Pushing past history’s barriers in women’s health

One of the organisations striving to rewrite the story of historical barriers for women is the Ovarian Cancer Research Foundation (OCRF). 

The Foundation is leading by example and urging change through advocacy and investing funds raised by the Australian community into ovarian cancer research projects that hold the greatest potential to improve the future for  the greatest possible number of women and girls. 

The CEO of OCRF, Ms Robin Penty, is driven by firsthand knowledge of the impact that an ovarian cancer diagnosis can have on the lives of women and their families and friends, as her grandmother passed away from the disease in her early 70’s. 

Describing it as “an incredibly painful death”, Ms Penty is fighting to reverse decades of gender inequity leading the OCRF to ensure better health outcomes for the thousands of women in Australia bravely battling the most lethal gynaecological cancer.

“My nana was one of those incredibly bright women of her generation,” says Ms Penty. “She was a brilliant woman, but she was kept in a very small role as a carer and book-keeper, in a very small home. She was quite traumatised by childbirth and received no support for post-natal depression.She never had the opportunities my mum had, or that I have now, so she represents a lot to me around what has [historically] held women back.”

When it comes to progress for gender equity, particularly in women’s health, Ms Penty wants ovarian cancer patients to know: “There’s always hope and, more than that, there’s action.”

“If [you] can’t rise [one] day, or get out of bed, or are feeling distressed, just know that there are people– who not only care– but are doing something really valuable and important about [ovarian cancer research].”

At the OCRF, the team is growing awareness and momentum around the cause, with Ms Penty saying they’re about to announce the largest grant round in the organisation’s history because of their ability to raise awareness and funds at an unprecedented level, in recent times. 

In 2024, OCRF distributed $2.4 million to ovarian cancer research, supporting 22 projects across the country.

“I don’t think we talk enough about investing in medical research for women’s diseases. While women’s health is becoming a focus for government – as it should be – 1 in 3 women with a gynaecological cancer will be alive in ten years’ time. So, it is woefully overlooked for funding and attention,” says Ms Penty, adding that a priority for OCRF is to be a strong voice for women in our community. 

“This is at every step of the patient journey, really,” she says, noting this includes how women are treated in the GP office right through to clinical trials, post-operative care and beyond.

“There’s a growing alliance of organisations in Australia and globally that the OCRF is collaborating very closely with to address these fault lines in discovery research, care and knowledge-sharing, so these women can have a healthy vital future. These kinds of collaborations are long overdue, so now is the time.”

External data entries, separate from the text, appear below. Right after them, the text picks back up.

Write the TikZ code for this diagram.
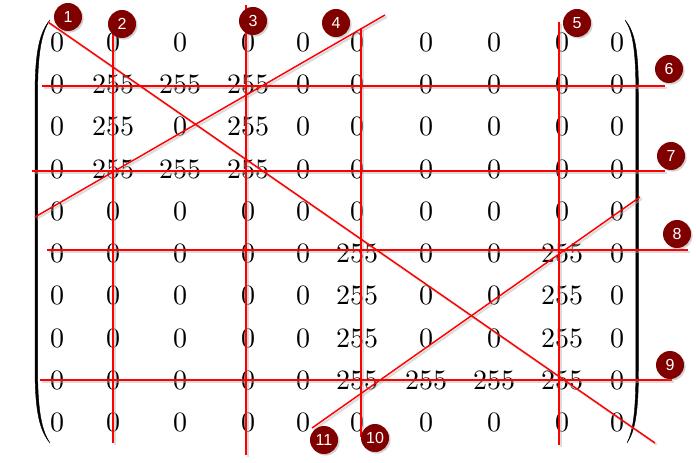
\documentclass[tikz,border=0pt]{standalone}
\usepackage{fontspec}
\newfontfamily\badgefont{Liberation Sans}
\newfontfamily\lmten{lmroman10-regular.otf}
\usetikzlibrary{shadows}
\definecolor{badgered}{HTML}{800000}
\tikzset{
  cell/.style={inner sep=0pt, font=\lmten\fontsize{21}{23}\selectfont},
  redline/.style={draw=red, line width=1.1pt},
  lineshadow/.style={draw=black!30, line width=1.6pt, opacity=0.45},
  badge/.style={circle, fill=badgered, minimum size=21pt, inner sep=0pt,
    text=white, font=\badgefont\fontsize{12}{13}\selectfont,
    drop shadow={shadow xshift=1.2pt, shadow yshift=-1.2pt, opacity=0.35}},
  paren/.style={fill=black, draw=black, line width=0.3pt}
}
\begin{document}
\begin{tikzpicture}[x=0.75pt, y=-0.75pt]
\useasboundingbox (0,0) rectangle (696,463);
\fill[white] (0,0) rectangle (696,463);
% matrix entries
\def\colx{{57,113,180,248,303,357,426,494,562,617}}
\foreach \r/\vals in {1/{0,0,0,0,0,0,0,0,0,0},
                      2/{0,255,255,255,0,0,0,0,0,0},
                      3/{0,255,0,255,0,0,0,0,0,0},
                      4/{0,255,255,255,0,0,0,0,0,0},
                      5/{0,0,0,0,0,0,0,0,0,0},
                      6/{0,0,0,0,0,255,0,0,255,0},
                      7/{0,0,0,0,0,255,0,0,255,0},
                      8/{0,0,0,0,0,255,0,0,255,0},
                      9/{0,0,0,0,0,255,255,255,255,0},
                      10/{0,0,0,0,0,0,0,0,0,0}} {
  \foreach \v [count=\c from 0] in \vals {
    \pgfmathsetmacro{\xx}{\colx[\c]}
    \pgfmathsetmacro{\yy}{42+42.33*(\r-1)}
    \node[cell] (m-\r-\c) at (\xx,\yy) {\v};
  }
}
% parentheses
\path[paren] (50,20) .. controls (40,32) and (35,50) .. (35,95) -- (35,368)
  .. controls (35,413) and (40,431) .. (50,443)
  .. controls (42,431) and (37.6,413) .. (37.6,368) -- (37.6,95)
  .. controls (37.6,50) and (42,32) .. (50,20) -- cycle;
\path[paren] (625,20) .. controls (635,32) and (638.5,50) .. (638.5,95) -- (638.5,368)
  .. controls (638.5,413) and (635,431) .. (627,443)
  .. controls (633,431) and (635.9,413) .. (635.9,368) -- (635.9,95)
  .. controls (635.9,50) and (633,32) .. (625,20) -- cycle;
% line end points
\coordinate (a1) at (48,22);   \coordinate (b1) at (655,443);
\coordinate (a2) at (113,32);  \coordinate (b2) at (113,443);
\coordinate (a3) at (246,5);   \coordinate (b3) at (246,455);
\coordinate (a4) at (35,217);  \coordinate (b4) at (385,15);
\coordinate (a5) at (559,22);  \coordinate (b5) at (559,445);
\coordinate (a6) at (42,86);   \coordinate (b6) at (665,86);
\coordinate (a7) at (32,171);  \coordinate (b7) at (665,171);
\coordinate (a8) at (47,250);  \coordinate (b8) at (688,250);
\coordinate (a9) at (40,380);  \coordinate (b9) at (672,380);
\coordinate (a10) at (361,28); \coordinate (b10) at (361,437);
\coordinate (a11) at (312,428);\coordinate (b11) at (640,197);
\foreach \i in {1,...,11} {
  \draw[lineshadow] ([shift={(1.8,1.8)}]a\i) -- ([shift={(1.8,1.8)}]b\i);
}
\foreach \i in {1,...,11} {
  \draw[redline] (a\i) -- (b\i);
}
% badges
\node[badge] (n1) at (68,17) {1};
\node[badge] (n2) at (122,24) {2};
\node[badge] (n3) at (253,21) {3};
\node[badge] (n4) at (336,23) {4};
\node[badge] (n5) at (577,23) {5};
\node[badge] (n6) at (669,69) {6};
\node[badge] (n7) at (671,156) {7};
\node[badge] (n8) at (677,234) {8};
\node[badge] (n9) at (670,365) {9};
\node[badge] (n10) at (375,438) {10};
\node[badge] (n11) at (324,440) {11};
\end{tikzpicture}
\end{document}
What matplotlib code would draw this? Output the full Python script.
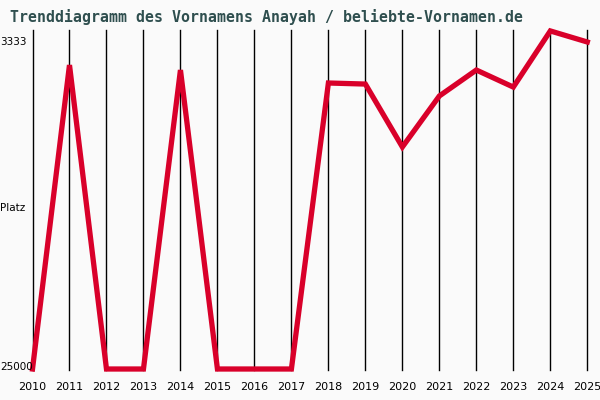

The Ovarian Cancer Research Foundation (OCRF) is Australia’s leading independent funder of ovarian cancer research, dedicated to transforming outcomes for the most lethal women’s cancer. In Australia, less than 50 per cent of women and girls diagnosed with ovarian cancer will survive more than five years.

The OCRF is rewriting this story and accelerating progress by increasing awareness, advocating for greater investment and equity, collaborating nationally and internationally, and strategically funding high impact medical research.